P.S: Alles Vermutungen. Bin weder Psychologiestudent noch Fußballtrainer. 😉
P.P.S.: Ob das besser oder schlechter jetzt ist, muss man offen lassen. Ich glaube, dass hängt vor allem sehr von den involvierten Charakteren ab. Ich glaube auch nicht, dass CA ganz bewusst die Situation herbeiführen will, dass man Unentschieden gegen Hoffenheim spielt. Aber recht offensichtlich will er nicht das ganze Spiel zu Tode dominieren, sondern Platz für Individualität lassen. Er pokert ein bisserl mehr, wo Guardiola eben Karten gezählt hat. 😉
Beobachter 7. November 2016 um 14:23
Ich teile diese Optimismus nicht.
a) mir gefällt der Stil bzw. die Richtung nicht. Ich präferiere generell „Handballdominanz“ vor „Konter“ – weil ich ersteres für weitaus schwieriger halte, als letzteres. Gut gemacht hat das für mich das Prädikat „künstlerisch wertvoll“. Aber das ist Geschmackssache. Weniger Dominanz, mehr Gegnerpräsenz usw. haben aber zugleich zur Folge, dass man nun vielleicht besser mit Rückschlägen umgehen kann (in der Liga konnte man das aber schon vorher und in der CL will ich das gegen „große“ Gegner auch erstmal sehen), zugleich ist aber auch das Überlegenheitsgefühl weg, was die Mannschaft in der Vergangenheit getragen hat. (Küchen-)Psychologisch könnte das auch eine Milchmädchenrechnung sein.

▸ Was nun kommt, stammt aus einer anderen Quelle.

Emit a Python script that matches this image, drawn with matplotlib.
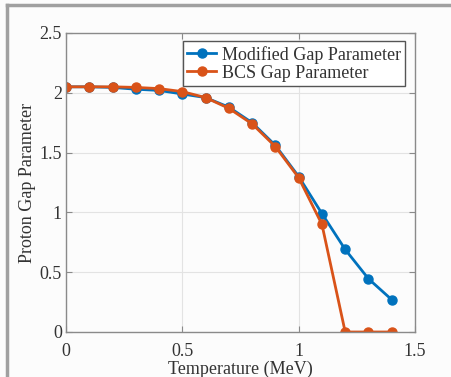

b) unabhängig davon wie es diese Saison ausgeht, war es vor dem Hintergrund Ancelottis erwartbar, dass Bayern ergebnismäßig „schlechter“ performed als in den vergangenen Jahren. Gut für die Liga, für die Bayern sicher nicht unbedingt – denn ich bezweifle sehr stark, dass man im Frühjahr „einen raushaut“. Ich habe CA früher nicht sonderlich intensiv beobachtet, aber m.E. lebten seine Mannschaften generell von der Einbindung starker Individualisten (Real, PSG, Chelsea – Mailand m.E. auch). Und diese Akteure fehlen den Bayern – im Wesentlichen auf den Flügeln (Ribery und Robben sind über den Zenit (wenn sie überhaupt spielen können) und Costa/Coman sind eine Wundertüte/sind noch nicht so weit) und partiell auch im Zentrum (außer vielleicht Thiago). Das war m.E. das Problem der letzten Jahren, dass auf ganz hohem Niveau die Offensive nicht durchschlug. Lange Rede: Ich bin mir eben nicht sicher, dass CA diese „Defizite“ (also international) auffangen wird.
c) zudem scheint mir CA bislang relativ unflexibel was sein System angeht und m.E. ist das 4-3-3 für den derzeitigen Kader alles andere als optimal (s.o.). Entweder finden sich die Spieler hier bis zum Frühjahr noch bombastisch rein oder CA schneidet das ein bisschen besser zu. Wenn beides nicht passiert oder erst im März/April und man Platz 2 in der CL-Gruppe mit ein bisschen „Lospech“ kombiniert, ist gut und gerne im AF Endstation. In der Liga sollte es freilich reichen – würde ich zumindest eher drauf wetten als auf durchschlagenden internationalen Erfolg.